_Do this_. What is to be printed is the span of lines starting at the one containing "Write the TikZ code for this diagram." and ending at the one containing "(0,0) rectangle (712,539);", reproduced exactly with pictures left out.

_Listed records_.
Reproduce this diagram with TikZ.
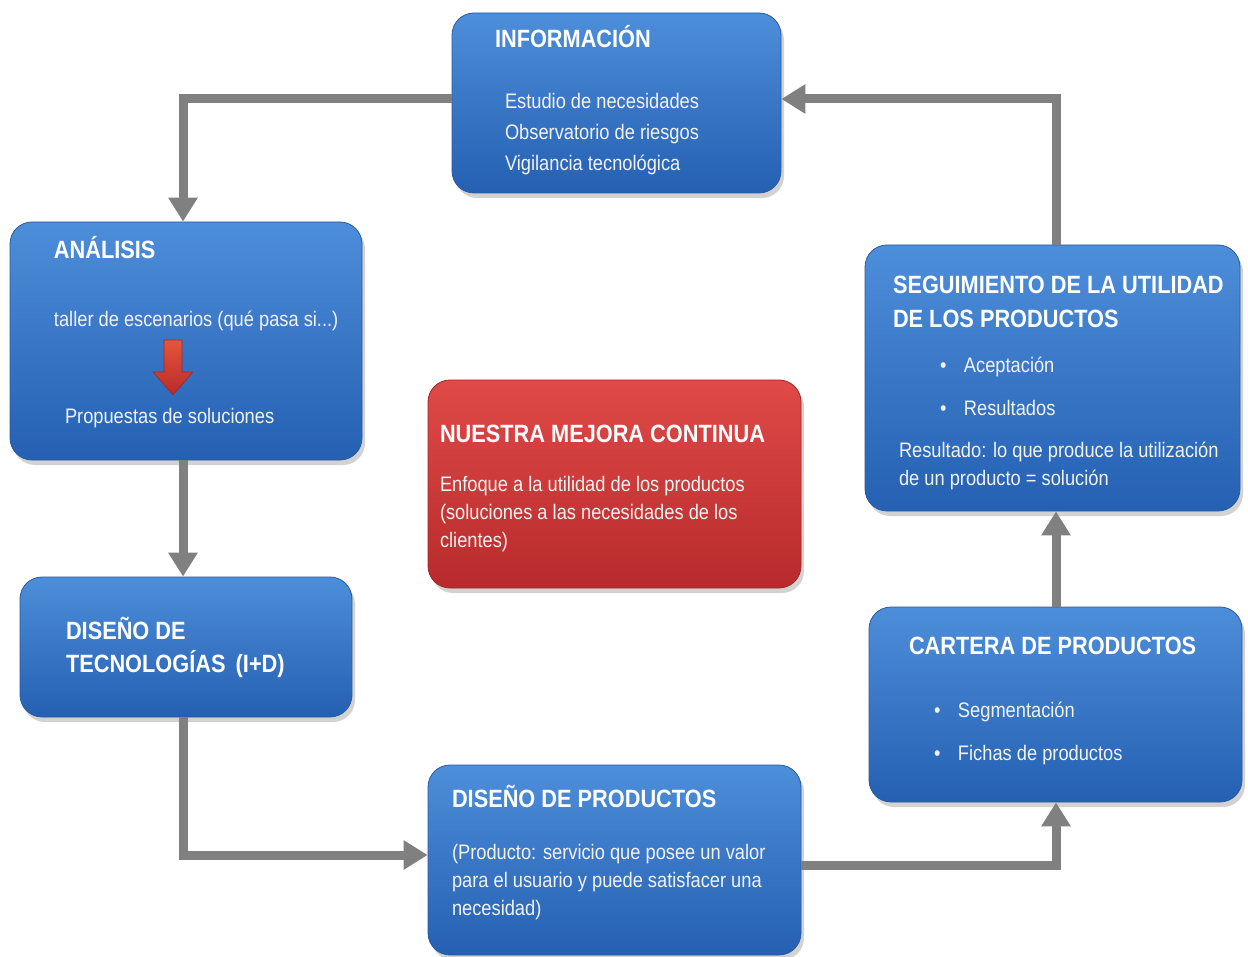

---

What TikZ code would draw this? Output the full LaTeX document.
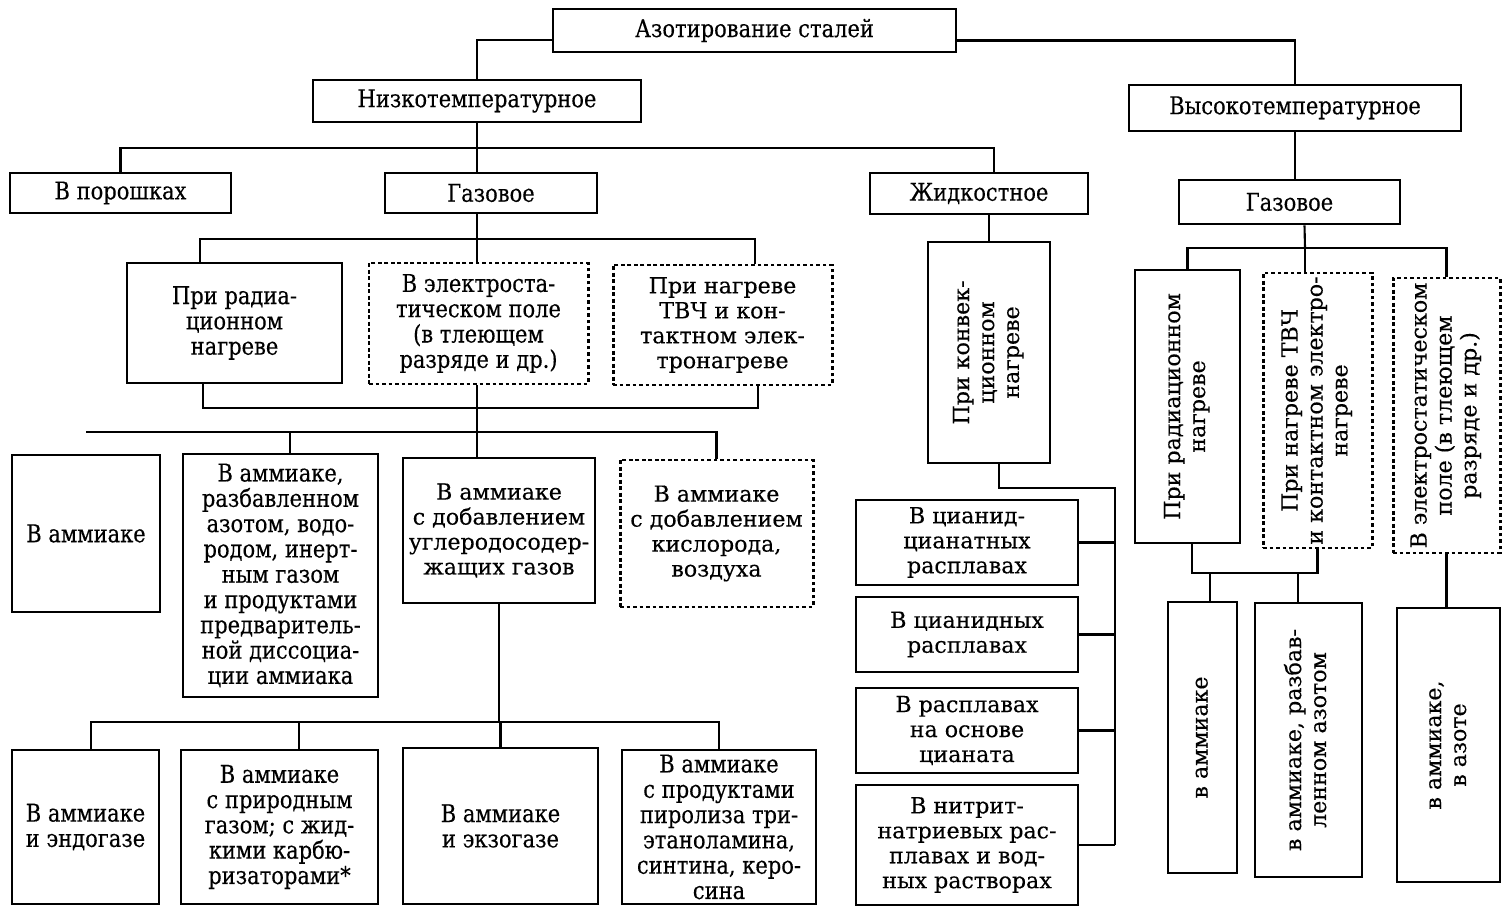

==

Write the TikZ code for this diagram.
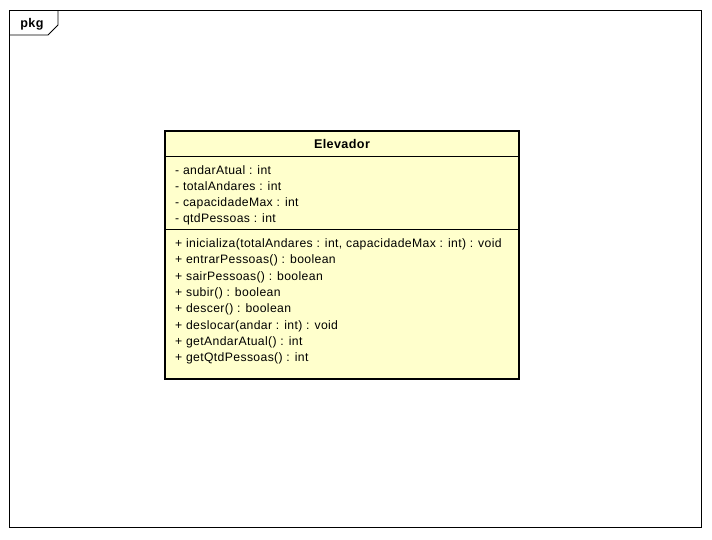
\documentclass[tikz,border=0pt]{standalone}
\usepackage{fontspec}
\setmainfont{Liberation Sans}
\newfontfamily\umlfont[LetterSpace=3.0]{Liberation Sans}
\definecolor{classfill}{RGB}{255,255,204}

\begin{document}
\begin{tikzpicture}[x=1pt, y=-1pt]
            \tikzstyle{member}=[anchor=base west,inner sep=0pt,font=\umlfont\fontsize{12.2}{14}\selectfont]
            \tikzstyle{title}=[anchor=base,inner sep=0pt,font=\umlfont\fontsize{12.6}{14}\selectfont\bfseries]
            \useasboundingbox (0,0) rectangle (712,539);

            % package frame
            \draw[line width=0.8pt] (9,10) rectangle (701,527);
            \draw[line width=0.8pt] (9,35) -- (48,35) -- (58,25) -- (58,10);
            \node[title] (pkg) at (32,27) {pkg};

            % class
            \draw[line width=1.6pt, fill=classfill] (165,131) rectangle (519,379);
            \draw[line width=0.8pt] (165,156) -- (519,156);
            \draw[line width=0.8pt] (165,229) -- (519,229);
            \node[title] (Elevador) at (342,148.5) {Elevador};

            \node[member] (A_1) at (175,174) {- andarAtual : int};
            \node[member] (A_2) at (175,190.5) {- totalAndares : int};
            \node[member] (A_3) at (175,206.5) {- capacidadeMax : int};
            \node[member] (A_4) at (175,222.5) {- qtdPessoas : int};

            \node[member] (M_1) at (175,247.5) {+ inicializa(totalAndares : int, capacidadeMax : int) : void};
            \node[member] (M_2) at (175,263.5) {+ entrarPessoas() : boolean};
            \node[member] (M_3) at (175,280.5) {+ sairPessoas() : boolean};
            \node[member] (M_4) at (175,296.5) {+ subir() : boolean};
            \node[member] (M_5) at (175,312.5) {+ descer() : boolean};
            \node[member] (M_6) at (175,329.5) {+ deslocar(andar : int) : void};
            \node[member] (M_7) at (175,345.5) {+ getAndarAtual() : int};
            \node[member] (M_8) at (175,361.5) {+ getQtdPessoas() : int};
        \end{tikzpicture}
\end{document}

_Problem solution_.
Write the TikZ code for this diagram.
\documentclass[tikz,border=0pt]{standalone}
\usepackage{fontspec}
\setmainfont{Liberation Sans}
\newfontfamily\umlfont[LetterSpace=3.0]{Liberation Sans}
\definecolor{classfill}{RGB}{255,255,204}

\begin{document}
\begin{tikzpicture}[x=1pt, y=-1pt]
            \tikzstyle{member}=[anchor=base west,inner sep=0pt,font=\umlfont\fontsize{12.2}{14}\selectfont]
            \tikzstyle{title}=[anchor=base,inner sep=0pt,font=\umlfont\fontsize{12.6}{14}\selectfont\bfseries]
            \useasboundingbox (0,0) rectangle (712,539);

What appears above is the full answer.